- Self-confidence, knowledge of the humanities, interest in business.
- Sincerity-the candidate's desire to learn from the bottom up.
- Ability to manage time.
- Brainpower and intellect.
- Candor.
- Crystal-clear and orderly speech, suggesting an orderly mind.
- Ability to listen, as well as converse.
- Demeanor and dress.
- The gray matter he/she has, an eagerness to learn.
- The questions he/she asks.
- Evidence of intelligence and motivation.
- The preparation the candidates have made for the interviews.
The media specialist Roger Bumstead contributes these additional thoughts on what turns him off in an interview:
Candidates without a career focus; candidates who want me to do the talking; candidates who "laze" in the chair across from me; candidates who are either boring or arrogant; candidates who don't dress properly because they think it doesn't matter when they're seeing a recruiter. Wow, are they wrong!
Wise Words from Industry Leader Richard Curtis
Richard Curtis has been in book publishing for more than twenty- five years, joining the noted Scott Meredith Literary Agency right after graduation, where he was foreign rights manager for seven years. He launched a freelance writing career in 1967 and has had some fifty of his books published by many major houses. Today, Richard Curtis represents close to two hundred authors in all fields and reports more than $6 million in annual sales for his authors.
He is a member of many industry groups and is the agent for the Science Fiction Writers of America and a member of the National Writers Union. Here are some of Curtis's random thoughts on book publishing today:
The traditional book industry and its publishers are losing ground to television, movies, and computerized entertainment such as video games. Interestingly enough, it is also to those fields that publishers are looking for their salvation.
Because the surviving publishers are all vying for a small number of potentially best-selling books and star authors, the number of trade books (general interest fiction and nonfiction) published annually is definitely shrinking.
There are still good entry-level jobs in publishing, and enough fluidity so that a young editor can advance to a senior position relatively quickly. If you're willing to think beyond the limitations of the conventional publishing and bookselling fields, you may be able to help the industry expand again in some very exciting ways.
The most interesting book-related activity is now in the field of electronic media. Books that can be delivered to readers or "viewers" on disk or over phone or cable lines will, I confidently predict, become the principal way that future generations will access information and "edutainment. "
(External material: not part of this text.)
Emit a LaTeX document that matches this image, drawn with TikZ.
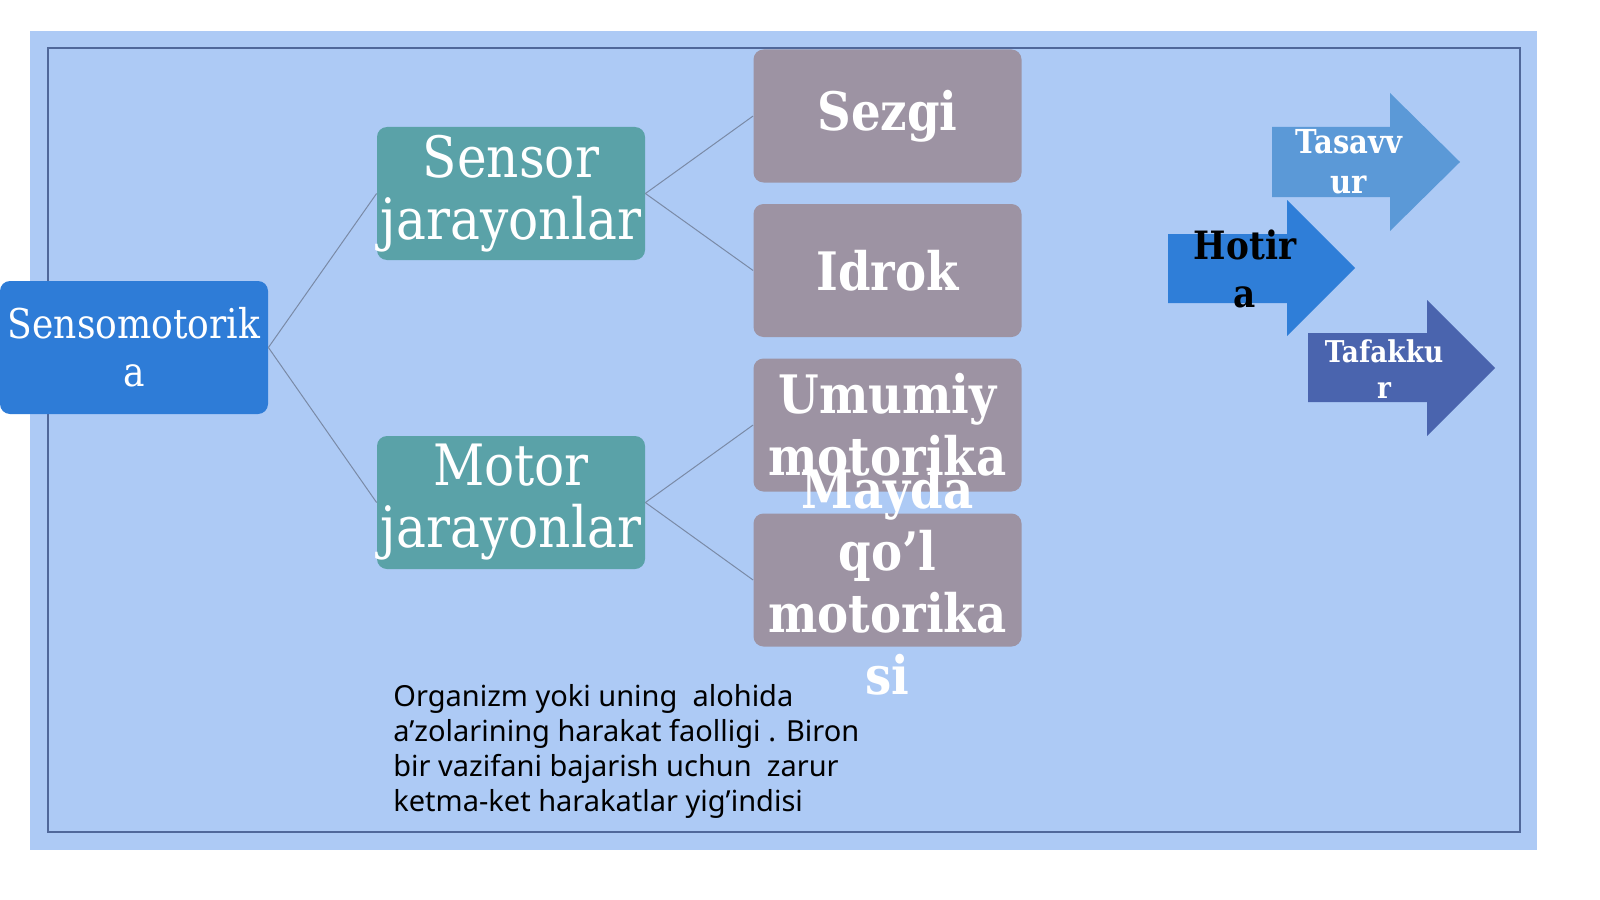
\documentclass[tikz,border=0pt]{standalone}
\usepackage{fontspec}
\setmainfont{DejaVu Serif}
\newfontfamily\boxfont[FakeStretch=0.88]{DejaVu Serif}
\newfontfamily\descfont{Noto Sans}
\definecolor{bgc}{HTML}{ADCAF5}
\definecolor{framec}{HTML}{50689A}
\definecolor{linkc}{HTML}{7A8AA6}
\definecolor{rootc}{HTML}{2E7CD7}
\definecolor{midc}{HTML}{5AA2A8}
\definecolor{leafc}{HTML}{9D93A3}
\definecolor{tasc}{HTML}{5B99D7}
\definecolor{hotc}{HTML}{2F7ED8}
\definecolor{tafc}{HTML}{4A64AE}
\tikzset{
  box/.style={rounded corners=5pt, minimum width=134pt, minimum height=66.5pt, inner sep=0pt, align=center, text=white},
  rootbox/.style={box, fill=rootc, font=\boxfont\fontsize{20.5pt}{24pt}\selectfont},
  midbox/.style={box, fill=midc, font=\boxfont\fontsize{28.5pt}{31pt}\selectfont},
  leafbox/.style={box, fill=leafc, font=\boxfont\bfseries\fontsize{26.5pt}{31pt}\selectfont},
  leaftext/.style={inner sep=0pt, align=center, text=white, font=\boxfont\bfseries\fontsize{26.5pt}{31pt}\selectfont},
  link/.style={draw=linkc, line width=0.5pt},
  arrowtext/.style={inner sep=0pt, align=center, font=\boxfont\bfseries},
}
\begin{document}
\begin{tikzpicture}[x=0.5pt, y=-0.5pt]
\useasboundingbox (0,0) rectangle (1600,899);
\fill[white] (0,0) rectangle (1600,899);
\fill[bgc] (30,31) rectangle (1537,850);
\draw[framec, line width=0.6pt] (48,48) rectangle (1520,832);

% tree boxes
\node[rootbox] (senso) at (134,347.5) {Sensomotorik\\a};
\node[midbox] (sensor) at (511,193.5) {Sensor\\jarayonlar};
\node[midbox] (motor) at (511,502.5) {Motor\\jarayonlar};
\node[leafbox] (sezgi) at (887.5,116) {Sezgi};
\node[leafbox] (idrok) at (887.5,270.5) {Idrok};
\node[leafbox] (umumiy) at (887.5,425) {Umumiy\\motorika};
\node[leafbox] (mayda) at (887.5,580) {};
\node[leaftext] (maydatext) at (887.5,582) {Mayda\\qo’l\\motorika\\si};

% connectors
\draw[link] (senso.east) -- (sensor.west);
\draw[link] (senso.east) -- (motor.west);
\draw[link] (sensor.east) -- (sezgi.west);
\draw[link] (sensor.east) -- (idrok.west);
\draw[link] (motor.east) -- (umumiy.west);
\draw[link] (motor.east) -- (mayda.west);

% block arrows
\fill[tasc] (1272,127) -- (1390,127) -- (1390,93) -- (1460,162) -- (1390,231) -- (1390,197) -- (1272,197) -- cycle;
\node[arrowtext, text=white, font=\boxfont\bfseries\fontsize{16.5pt}{20pt}\selectfont] (tasavvur) at (1349,162) {Tasavv\\ur};
\fill[hotc] (1168,234) -- (1287,234) -- (1287,200) -- (1355,268) -- (1287,336) -- (1287,303) -- (1168,303) -- cycle;
\node[arrowtext, text=black, font=\boxfont\bfseries\fontsize{19.5pt}{24pt}\selectfont] (hotira) at (1245,269) {Hotir\\a};
\fill[tafc] (1308,333) -- (1427,333) -- (1427,300) -- (1495,368) -- (1427,436) -- (1427,402) -- (1308,402) -- cycle;
\node[arrowtext, text=white, font=\boxfont\bfseries\fontsize{15pt}{18pt}\selectfont] (tafakkur) at (1384,369) {Tafakku\\r};

% description
\node[anchor=north west, inner sep=0pt, align=left, text=black, font=\descfont\fontsize{14.5pt}{17.5pt}\selectfont] (desc) at (393,684)
  {Organizm yoki uning\ \ alohida\\a’zolarining harakat faolligi . Biron\\bir vazifani bajarish uchun\ \ zarur\\ketma-ket harakatlar yig’indisi};
\end{tikzpicture}
\end{document}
Traditional publishers realize this and have begun to develop multimedia capability or join forces with companies that produce it.
Therefore, young people must steep themselves in computer technology and electronic media. They can get jobs in those media. But if they are keen to be in publishing, they will be armed with skills that are useful and desirable to an industry that must go electronic if it is to survive.
In other words, an editor with a grammar book, dictionary, and blue pencil will be at a distinct disadvantage against one who knows how to operate a computer or CD-ROM and communicate over an on-line network
Cogent thoughts indeed from an industry leader.